■ Task prompt
Scan the data below for the string "matplotlib". Show every line where it turns up.

**** Collected material

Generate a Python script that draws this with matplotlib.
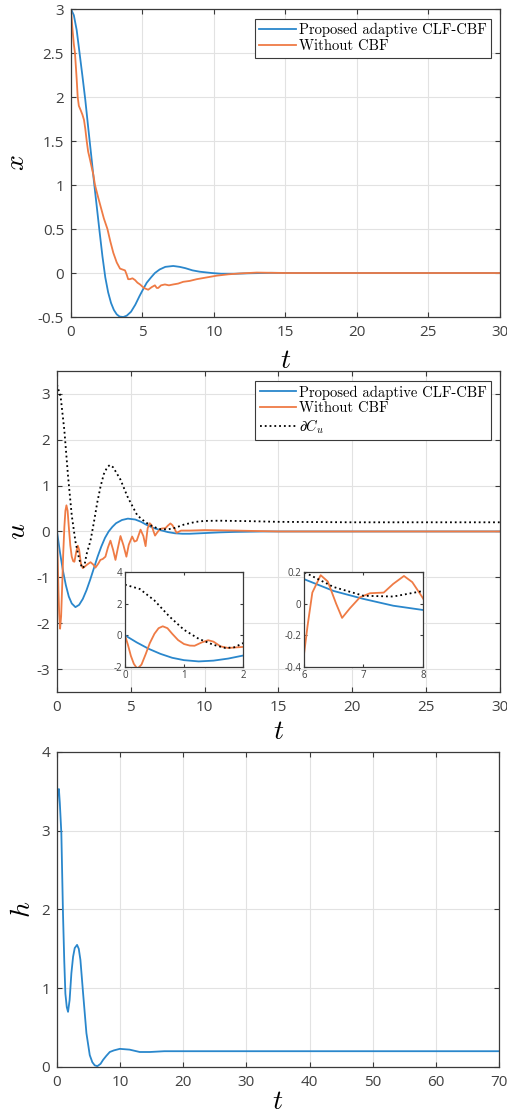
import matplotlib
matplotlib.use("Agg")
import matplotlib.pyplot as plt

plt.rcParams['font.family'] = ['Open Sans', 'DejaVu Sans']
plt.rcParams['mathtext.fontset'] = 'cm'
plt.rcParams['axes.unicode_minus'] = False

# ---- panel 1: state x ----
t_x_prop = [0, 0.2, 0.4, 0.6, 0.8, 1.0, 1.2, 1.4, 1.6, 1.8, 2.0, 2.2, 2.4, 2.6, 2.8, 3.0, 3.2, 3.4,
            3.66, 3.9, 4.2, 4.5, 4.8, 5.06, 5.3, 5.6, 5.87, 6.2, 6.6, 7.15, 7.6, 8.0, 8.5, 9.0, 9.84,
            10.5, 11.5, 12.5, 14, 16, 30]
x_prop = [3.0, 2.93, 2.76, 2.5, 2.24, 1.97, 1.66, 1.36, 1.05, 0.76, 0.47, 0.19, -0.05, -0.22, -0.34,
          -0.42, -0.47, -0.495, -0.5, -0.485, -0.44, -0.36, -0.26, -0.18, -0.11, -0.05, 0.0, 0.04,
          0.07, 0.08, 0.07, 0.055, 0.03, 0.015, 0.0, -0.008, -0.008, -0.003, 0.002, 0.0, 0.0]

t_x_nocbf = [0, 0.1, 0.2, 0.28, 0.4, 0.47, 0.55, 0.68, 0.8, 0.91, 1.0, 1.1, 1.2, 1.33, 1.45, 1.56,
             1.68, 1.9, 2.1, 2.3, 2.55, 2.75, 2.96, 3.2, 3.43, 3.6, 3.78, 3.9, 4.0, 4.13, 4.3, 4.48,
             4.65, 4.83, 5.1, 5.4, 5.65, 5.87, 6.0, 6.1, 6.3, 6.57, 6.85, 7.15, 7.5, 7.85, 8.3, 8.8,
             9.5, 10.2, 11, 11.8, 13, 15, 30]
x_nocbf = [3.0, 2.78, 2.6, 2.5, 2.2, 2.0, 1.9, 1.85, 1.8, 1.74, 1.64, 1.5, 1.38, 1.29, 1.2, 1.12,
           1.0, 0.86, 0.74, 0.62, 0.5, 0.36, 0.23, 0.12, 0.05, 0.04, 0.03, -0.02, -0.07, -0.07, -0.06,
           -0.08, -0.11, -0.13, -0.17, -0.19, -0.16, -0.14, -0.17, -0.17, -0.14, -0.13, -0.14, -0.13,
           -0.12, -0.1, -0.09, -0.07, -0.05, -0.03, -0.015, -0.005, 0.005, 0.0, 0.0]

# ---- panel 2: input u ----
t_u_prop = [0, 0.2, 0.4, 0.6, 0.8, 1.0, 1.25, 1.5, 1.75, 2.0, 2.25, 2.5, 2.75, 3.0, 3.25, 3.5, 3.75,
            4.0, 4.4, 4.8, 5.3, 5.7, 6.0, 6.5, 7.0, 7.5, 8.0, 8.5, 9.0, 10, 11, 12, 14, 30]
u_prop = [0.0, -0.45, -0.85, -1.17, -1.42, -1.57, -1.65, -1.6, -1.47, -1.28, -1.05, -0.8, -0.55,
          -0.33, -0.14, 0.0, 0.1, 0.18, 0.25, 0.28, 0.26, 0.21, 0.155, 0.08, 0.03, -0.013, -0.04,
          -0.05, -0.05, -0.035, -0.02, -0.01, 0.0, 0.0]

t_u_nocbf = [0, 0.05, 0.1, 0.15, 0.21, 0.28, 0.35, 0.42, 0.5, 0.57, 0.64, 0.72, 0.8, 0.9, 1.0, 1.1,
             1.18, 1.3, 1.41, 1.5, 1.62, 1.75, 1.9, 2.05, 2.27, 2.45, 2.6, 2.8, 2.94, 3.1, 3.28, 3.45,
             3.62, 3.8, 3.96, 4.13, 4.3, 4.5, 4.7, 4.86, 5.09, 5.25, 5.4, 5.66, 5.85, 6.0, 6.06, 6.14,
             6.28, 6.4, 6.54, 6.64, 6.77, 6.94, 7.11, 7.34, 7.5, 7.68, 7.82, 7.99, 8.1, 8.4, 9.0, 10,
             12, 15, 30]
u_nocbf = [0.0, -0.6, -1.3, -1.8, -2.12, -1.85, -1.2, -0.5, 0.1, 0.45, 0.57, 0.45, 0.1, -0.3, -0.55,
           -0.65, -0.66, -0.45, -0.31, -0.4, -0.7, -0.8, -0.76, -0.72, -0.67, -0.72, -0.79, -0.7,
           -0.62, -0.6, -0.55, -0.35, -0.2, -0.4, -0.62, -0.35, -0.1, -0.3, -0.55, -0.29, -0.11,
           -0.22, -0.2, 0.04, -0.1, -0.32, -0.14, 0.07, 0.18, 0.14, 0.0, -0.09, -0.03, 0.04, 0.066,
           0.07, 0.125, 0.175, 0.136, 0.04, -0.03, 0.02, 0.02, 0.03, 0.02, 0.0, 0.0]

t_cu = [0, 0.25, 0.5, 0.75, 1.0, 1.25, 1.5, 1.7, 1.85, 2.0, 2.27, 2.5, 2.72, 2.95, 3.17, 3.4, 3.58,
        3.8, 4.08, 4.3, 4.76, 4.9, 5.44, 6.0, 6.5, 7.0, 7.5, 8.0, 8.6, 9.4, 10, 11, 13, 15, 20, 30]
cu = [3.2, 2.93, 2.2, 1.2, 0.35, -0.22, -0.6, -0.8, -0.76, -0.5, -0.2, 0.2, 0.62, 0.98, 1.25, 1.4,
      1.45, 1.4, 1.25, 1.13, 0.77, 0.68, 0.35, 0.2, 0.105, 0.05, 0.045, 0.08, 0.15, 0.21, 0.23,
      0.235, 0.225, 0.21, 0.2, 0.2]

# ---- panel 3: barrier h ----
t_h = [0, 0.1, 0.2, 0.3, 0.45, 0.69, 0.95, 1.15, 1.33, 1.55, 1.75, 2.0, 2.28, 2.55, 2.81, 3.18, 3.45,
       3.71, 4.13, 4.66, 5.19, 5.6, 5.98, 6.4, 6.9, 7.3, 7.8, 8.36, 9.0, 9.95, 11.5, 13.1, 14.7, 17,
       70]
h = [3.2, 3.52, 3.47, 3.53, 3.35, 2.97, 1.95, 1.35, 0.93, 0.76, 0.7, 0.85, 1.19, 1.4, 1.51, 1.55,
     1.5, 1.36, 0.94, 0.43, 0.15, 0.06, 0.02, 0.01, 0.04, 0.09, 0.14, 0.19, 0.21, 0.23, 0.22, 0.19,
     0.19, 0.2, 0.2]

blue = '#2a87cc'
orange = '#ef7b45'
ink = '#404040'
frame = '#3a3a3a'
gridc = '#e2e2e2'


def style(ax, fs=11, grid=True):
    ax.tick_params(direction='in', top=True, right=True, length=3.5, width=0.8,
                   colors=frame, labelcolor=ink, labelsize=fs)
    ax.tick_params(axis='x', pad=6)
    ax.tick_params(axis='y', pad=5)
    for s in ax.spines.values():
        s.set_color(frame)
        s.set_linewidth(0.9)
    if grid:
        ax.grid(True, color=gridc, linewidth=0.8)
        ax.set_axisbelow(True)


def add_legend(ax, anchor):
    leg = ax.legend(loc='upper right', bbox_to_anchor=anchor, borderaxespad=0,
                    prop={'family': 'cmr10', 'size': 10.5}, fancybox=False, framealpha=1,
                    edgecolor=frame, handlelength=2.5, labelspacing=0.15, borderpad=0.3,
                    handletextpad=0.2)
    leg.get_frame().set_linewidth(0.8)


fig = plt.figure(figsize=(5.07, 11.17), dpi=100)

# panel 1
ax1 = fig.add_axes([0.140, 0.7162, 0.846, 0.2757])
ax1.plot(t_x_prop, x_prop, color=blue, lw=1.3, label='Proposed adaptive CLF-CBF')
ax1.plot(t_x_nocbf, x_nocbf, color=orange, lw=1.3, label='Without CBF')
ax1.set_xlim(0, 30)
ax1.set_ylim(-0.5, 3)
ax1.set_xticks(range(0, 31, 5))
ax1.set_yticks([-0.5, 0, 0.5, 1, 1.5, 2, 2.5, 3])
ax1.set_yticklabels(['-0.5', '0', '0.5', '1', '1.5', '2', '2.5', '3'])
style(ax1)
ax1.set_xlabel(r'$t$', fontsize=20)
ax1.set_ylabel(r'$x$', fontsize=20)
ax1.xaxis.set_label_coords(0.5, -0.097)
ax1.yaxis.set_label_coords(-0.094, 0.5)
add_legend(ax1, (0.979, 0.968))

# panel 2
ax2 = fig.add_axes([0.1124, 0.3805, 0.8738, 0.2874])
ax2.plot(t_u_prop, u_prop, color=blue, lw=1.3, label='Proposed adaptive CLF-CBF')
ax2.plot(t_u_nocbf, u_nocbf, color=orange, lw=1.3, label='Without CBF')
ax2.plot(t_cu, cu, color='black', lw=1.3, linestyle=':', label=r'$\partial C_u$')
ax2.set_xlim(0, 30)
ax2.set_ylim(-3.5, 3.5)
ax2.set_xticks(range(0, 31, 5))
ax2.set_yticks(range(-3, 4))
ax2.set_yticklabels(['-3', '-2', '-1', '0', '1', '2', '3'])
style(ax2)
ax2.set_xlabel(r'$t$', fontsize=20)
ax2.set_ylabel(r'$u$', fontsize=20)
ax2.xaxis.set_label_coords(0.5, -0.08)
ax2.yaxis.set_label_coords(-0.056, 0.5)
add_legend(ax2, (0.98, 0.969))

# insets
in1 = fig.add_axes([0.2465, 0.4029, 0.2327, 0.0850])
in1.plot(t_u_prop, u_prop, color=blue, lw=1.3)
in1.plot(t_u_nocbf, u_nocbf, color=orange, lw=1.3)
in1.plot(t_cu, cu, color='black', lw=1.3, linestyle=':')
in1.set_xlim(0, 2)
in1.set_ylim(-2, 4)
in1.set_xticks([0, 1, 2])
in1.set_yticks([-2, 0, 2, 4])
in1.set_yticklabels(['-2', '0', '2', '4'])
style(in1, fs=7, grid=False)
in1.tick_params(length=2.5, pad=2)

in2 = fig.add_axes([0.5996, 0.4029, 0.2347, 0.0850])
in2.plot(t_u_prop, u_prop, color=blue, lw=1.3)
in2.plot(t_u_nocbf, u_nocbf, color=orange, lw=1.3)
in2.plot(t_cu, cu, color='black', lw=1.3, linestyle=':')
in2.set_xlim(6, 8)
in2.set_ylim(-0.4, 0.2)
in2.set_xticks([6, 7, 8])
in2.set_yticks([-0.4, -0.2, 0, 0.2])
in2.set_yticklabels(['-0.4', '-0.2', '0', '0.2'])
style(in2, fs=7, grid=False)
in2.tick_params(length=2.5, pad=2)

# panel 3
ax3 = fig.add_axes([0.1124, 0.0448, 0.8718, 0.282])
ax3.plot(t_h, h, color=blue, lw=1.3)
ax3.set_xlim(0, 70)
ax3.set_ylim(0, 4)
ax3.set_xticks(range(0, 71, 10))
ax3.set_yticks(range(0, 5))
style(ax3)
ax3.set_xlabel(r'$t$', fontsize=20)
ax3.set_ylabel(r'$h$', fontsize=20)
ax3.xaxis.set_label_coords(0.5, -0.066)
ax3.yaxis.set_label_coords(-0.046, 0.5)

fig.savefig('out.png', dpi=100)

********

■ Complete answer
Generate a Python script that draws this with matplotlib.
import matplotlib
matplotlib.use("Agg")
import matplotlib.pyplot as plt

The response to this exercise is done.